Look back to February 2021: ETH’s price fell from $2,140 to $1,820 in a single session after exchange balances surged by 2.8% and a cost‑basis cluster at $2,000 acted as a sell wall. The market recovered, but only after a two‑week consolidation and a 30% increase in staking participation, which helped re‑absorb the excess supply.

The current environment mirrors that pattern, except staking participation is now falling instead of rising.
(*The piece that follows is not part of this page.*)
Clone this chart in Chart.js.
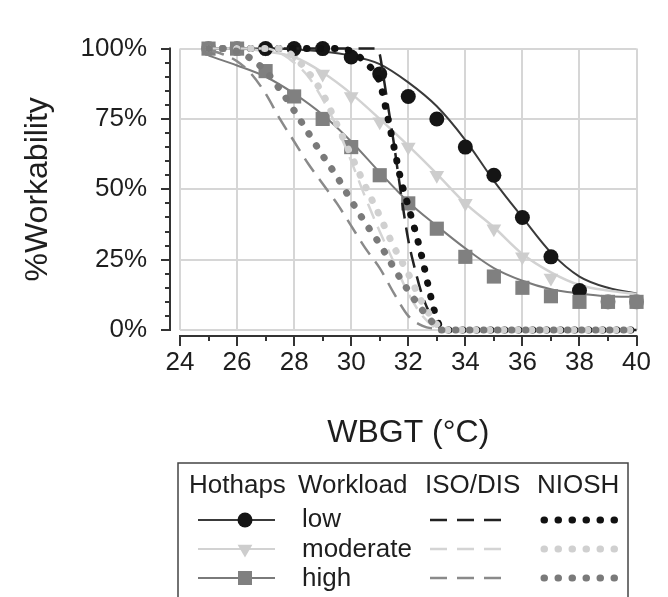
<!DOCTYPE html>
<html>
<head>
<meta charset="utf-8">
<script src="https://cdn.jsdelivr.net/npm/chart.js@4.4.1/dist/chart.umd.min.js"></script>
<style>
  html, body { margin: 0; padding: 0; background: #fff; }
  #wrap { width: 668px; height: 597px; }
</style>
</head>
<body>
<div id="wrap"><canvas id="chart" width="668" height="597"></canvas></div>
<script>
// Hothaps observed workability (markers)
const hothapsT = [25, 26, 27, 28, 29, 30, 31, 32, 33, 34, 35, 36, 37, 38, 39, 40];
const hothapsLow = [100, 100, 100, 100, 100, 97, 91, 83, 75, 65, 55, 40, 26, 14, 10, 10];
const hothapsModerate = [100, 100, 100, 98, 91, 83, 74, 65, 55, 45, 36, 26, 18.5, 12, 10, 10];
const hothapsHigh = [100, 100, 92, 83, 75, 65, 55, 45, 36, 26, 19, 15, 12, 10, 10, 10];

// Hothaps fitted curves (solid lines)
const fitT = [25, 26, 27, 28, 29, 30, 31, 32, 33, 34, 35, 36, 37, 38, 39, 40];
const fitLow = [100, 100, 100, 99.7, 99, 97.5, 94.5, 88, 79.5, 67.5, 53, 40, 27.5, 19, 15, 13];
const fitModerate = [100, 100, 99, 97, 91.5, 84, 75, 65.5, 55.5, 45, 36.5, 27, 20.5, 16, 14, 12.8];
const fitHigh = [97.5, 94, 90, 84, 76.5, 67, 56, 45.5, 37, 29, 22, 17.5, 14.5, 13, 12, 11.8];

// ISO/DIS (dashed)
const isoLowT = [25, 30.9, 31, 31.1, 31.3, 31.5, 31.75, 32, 32.25, 32.5, 32.75, 33, 33.2, 40];
const isoLow = [100, 100, 98, 92, 79, 66, 48, 32, 21, 12, 6, 2, 0, 0];
const isoModT = [25, 27, 27.5, 28, 28.5, 29, 29.5, 30, 30.5, 31, 31.5, 32, 32.5, 33, 33.2, 40];
const isoMod = [100, 100, 98.5, 95, 90, 82, 72, 60, 47, 35, 24, 13, 5, 0.5, 0, 0];
const isoHighT = [25, 25.5, 26, 26.5, 27, 27.5, 28, 28.5, 29, 29.5, 30, 30.5, 31, 31.5, 32, 32.5, 33, 33.2, 40];
const isoHigh = [99.5, 98, 95.5, 91, 84, 75, 67, 59, 52, 45, 37, 29, 22, 13, 5, 1.5, 0.3, 0, 0];

// NIOSH (dotted)
const nioshLowT = [25, 29.5, 30, 30.5, 31, 31.25, 31.5, 31.75, 32, 32.25, 32.5, 32.75, 33, 33.2, 40];
const nioshLow = [100, 100, 99, 95, 88, 77, 65, 53, 44, 35, 25, 13.5, 4, 0, 0];
const nioshModT = [25, 27.5, 28, 28.5, 29, 29.5, 30, 30.5, 31, 31.5, 32, 32.5, 33, 33.15, 40];
const nioshMod = [100, 100, 97, 91.5, 84, 73, 62, 51, 40.5, 29.5, 20, 9.5, 2, 0, 0];
const nioshHighT = [25, 25.5, 26, 26.4, 27, 27.5, 28, 28.5, 29, 29.5, 30, 30.5, 31, 31.5, 32, 32.5, 33, 33.1, 40];
const nioshHigh = [100, 100, 99, 97, 92, 85.5, 78, 70, 62, 54.5, 46, 38, 30.5, 22, 14, 7, 1, 0, 0];

const legendHeaders = ['Hothaps', 'Workload', 'ISO/DIS', 'NIOSH'];
const workloads = ['low', 'moderate', 'high'];

const FONT = '"Liberation Sans", Arial, sans-serif';
const TXT = '#1e1e1e';
const C_LOW = '#151515', C_MOD = '#cdcdcd', C_HIGH = '#808080';

const pts = (xs, ys) => xs.map((v, i) => ({ x: v, y: ys[i] }));

const curve = (label, xs, ys, color, extra) => Object.assign({
  label, data: pts(xs, ys), borderColor: color, borderWidth: 2,
  pointRadius: 0, pointHoverRadius: 0, fill: false, clip: false,
  cubicInterpolationMode: 'monotone'
}, extra);

const markers = (label, ys, color, style, r, extra) => Object.assign({
  label, data: pts(hothapsT, ys), showLine: false, clip: false,
  pointStyle: style, pointRadius: r, pointHoverRadius: r,
  pointBackgroundColor: color, pointBorderColor: color, pointBorderWidth: 0
}, extra);

const dotted = { borderWidth: 7, borderDash: [0.5, 13.5], borderCapStyle: 'round' };
const dashed = { borderWidth: 2.5, borderDash: [16, 9] };

// per-point colours for the low markers (the end ones look grey in the source)
const lowMarkerColors = hothapsT.map(t => (t <= 26 || t >= 39) ? C_HIGH : C_LOW);

const datasets = [
  curve('NIOSH high', nioshHighT, nioshHigh, '#7a7a7a', Object.assign({ order: 1 }, dotted)),
  curve('NIOSH moderate', nioshModT, nioshMod, '#d0d0d0', Object.assign({ order: 2 }, dotted)),
  curve('NIOSH low', nioshLowT, nioshLow, '#111', Object.assign({ order: 3 }, dotted)),
  curve('ISO high', isoHighT, isoHigh, '#8a8a8a', Object.assign({ order: 4 }, dashed)),
  curve('ISO moderate', isoModT, isoMod, '#d4d4d4', Object.assign({ order: 5 }, dashed)),
  curve('ISO low', isoLowT, isoLow, '#222', Object.assign({ order: 6 }, dashed)),
  markers('Hothaps high', hothapsHigh, C_HIGH, 'rect', 10, { order: 7 }),
  markers('Hothaps low', hothapsLow, lowMarkerColors, 'circle', 7.5, { order: 8 }),
  markers('Hothaps moderate', hothapsModerate, C_MOD, 'triangle', 8.5, { order: 9, rotation: 180 }),
  curve('Hothaps high fit', fitT, fitHigh, '#7a7a7a', { order: 10 }),
  curve('Hothaps moderate fit', fitT, fitModerate, '#d2d2d2', { order: 11, borderWidth: 2.5 }),
  curve('Hothaps low fit', fitT, fitLow, '#3a3a3a', { order: 12 })
];

function drawMarker(ctx, style, x, y, r, color) {
  ctx.fillStyle = color;
  ctx.beginPath();
  if (style === 'circle') {
    ctx.arc(x, y, r, 0, Math.PI * 2);
  } else if (style === 'triangle') {
    ctx.moveTo(x - r * 0.87, y - r * 0.5);
    ctx.lineTo(x + r * 0.87, y - r * 0.5);
    ctx.lineTo(x, y + r);
    ctx.closePath();
  } else {
    ctx.rect(x - r * 0.7, y - r * 0.7, r * 1.4, r * 1.4);
  }
  ctx.fill();
}

const axesAndLegend = {
  id: 'axesAndLegend',
  afterDraw(chart) {
    const { ctx, scales: { x, y } } = chart;
    ctx.save();
    // detached y axis with minor ticks
    ctx.strokeStyle = '#333';
    ctx.lineWidth = 2;
    const ax = x.left - 10;
    ctx.beginPath();
    ctx.moveTo(ax, y.getPixelForValue(100) - 1);
    ctx.lineTo(ax, y.getPixelForValue(0) + 1);
    for (let v = 0; v <= 100; v += 5) {
      const py = Math.round(y.getPixelForValue(v));
      const len = v % 25 === 0 ? 9 : 5;
      ctx.moveTo(ax - len, py);
      ctx.lineTo(ax, py);
    }
    // detached x axis with minor ticks
    const ay = y.bottom + 6;
    ctx.moveTo(x.getPixelForValue(24) - 1, ay);
    ctx.lineTo(x.getPixelForValue(40) + 1, ay);
    for (let v = 24; v <= 40; v += 1) {
      const px = Math.round(x.getPixelForValue(v));
      const len = v % 2 === 0 ? 10 : 5;
      ctx.moveTo(px, ay);
      ctx.lineTo(px, ay + len);
    }
    ctx.stroke();

    // legend table
    ctx.strokeStyle = '#444';
    ctx.lineWidth = 1.5;
    ctx.strokeRect(178, 463, 450, 160);
    ctx.fillStyle = TXT;
    ctx.font = '26px ' + FONT;
    ctx.textBaseline = 'alphabetic';
    const hx = [189, 298, 425, 537];
    legendHeaders.forEach((h, i) => ctx.fillText(h, hx[i], 493));

    const rowY = [520, 549, 578];
    const baseY = [527, 557, 586];
    const hotCol = [['#3a3a3a', C_LOW, 'circle', 7.5], ['#d2d2d2', C_MOD, 'triangle', 8.5], ['#7a7a7a', C_HIGH, 'rect', 10]];
    const isoCol = ['#222', '#d4d4d4', '#8a8a8a'];
    const nioCol = ['#111', '#d0d0d0', '#7a7a7a'];
    workloads.forEach((w, i) => {
      const yy = rowY[i];
      ctx.fillStyle = TXT;
      ctx.fillText(w, 302, baseY[i]);
      // hothaps sample
      ctx.strokeStyle = hotCol[i][0];
      ctx.lineWidth = 2;
      ctx.setLineDash([]);
      ctx.beginPath(); ctx.moveTo(198, yy); ctx.lineTo(275, yy); ctx.stroke();
      drawMarker(ctx, hotCol[i][2], 245, yy, hotCol[i][3], hotCol[i][1]);
      // iso sample
      ctx.strokeStyle = isoCol[i];
      ctx.lineWidth = 2.5;
      ctx.setLineDash([17, 10]);
      ctx.beginPath(); ctx.moveTo(430, yy); ctx.lineTo(501, yy); ctx.stroke();
      // niosh sample
      ctx.strokeStyle = nioCol[i];
      ctx.lineWidth = 7;
      ctx.lineCap = 'round';
      ctx.setLineDash([0.5, 13.5]);
      ctx.beginPath(); ctx.moveTo(544, yy); ctx.lineTo(616, yy); ctx.stroke();
      ctx.lineCap = 'butt';
    });
    ctx.restore();
  }
};

new Chart(document.getElementById('chart'), {
  type: 'line',
  data: { datasets },
  plugins: [axesAndLegend],
  options: {
    responsive: false,
    animation: false,
    events: [],
    layout: { padding: { left: 0, top: 25, right: 29, bottom: 137 } },
    plugins: { legend: { display: false }, tooltip: { enabled: false } },
    scales: {
      x: {
        type: 'linear', min: 24, max: 40,
        afterFit: s => { s.height = 130; },
        ticks: { stepSize: 2, color: TXT, padding: 17, font: { family: FONT, size: 26 } },
        grid: { color: '#d6d6d6', lineWidth: 2, drawTicks: false },
        border: { display: false },
        title: { display: true, text: 'WBGT (°C)', color: TXT, font: { family: FONT, size: 32 }, padding: { top: 0, bottom: 8 } }
      },
      y: {
        min: 0, max: 100,
        afterFit: s => { s.width = 180; },
        ticks: { stepSize: 25, color: TXT, padding: 33, font: { family: FONT, size: 26 }, callback: v => v + '%' },
        grid: { color: '#d6d6d6', lineWidth: 2, drawTicks: false },
        border: { display: false },
        title: { display: true, text: '%Workability', color: TXT, font: { family: FONT, size: 32 }, padding: { top: 19, bottom: 0 } }
      }
    }
  }
});
</script>
</body>
</html>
Unless new demand materializes—perhaps through a major protocol upgrade or macro‑economic catalyst—the odds of a repeat crash are elevated.

Investor Playbook: Bull vs Bear Scenarios

Bull Case (Breakout Above $2,050)

  • Trigger: Sustained volume above $2,050 for 48 hours, with RSI crossing above 50.
  • Outcome: Price may test $2,140 and, if momentum holds, push toward $2,300.
  • Action: Add to long positions with a stop‑loss around $1,950; consider scaling in on pull‑backs to $2,050‑$2,080.

Bear Case (Failure at $2,050)

  • Trigger: Exchange balances rise another 1% while price stalls below $2,050.
  • Outcome: Expect a drop toward $1,890 support; if broken, the next target is $1,740.
  • Action: Trim exposure, move profits to stablecoins, and watch for whale accumulation at lower levels before re‑entering.

Bottom line: The bullish divergence on the daily chart is a warning sign, not a guarantee. The real driver of Ethereum’s next move is on‑chain liquidity – a factor you can monitor in real time via exchange balances and staking metrics. Stay disciplined, watch the $2,050 gate, and align your risk tolerance with the evolving supply‑demand dynamics.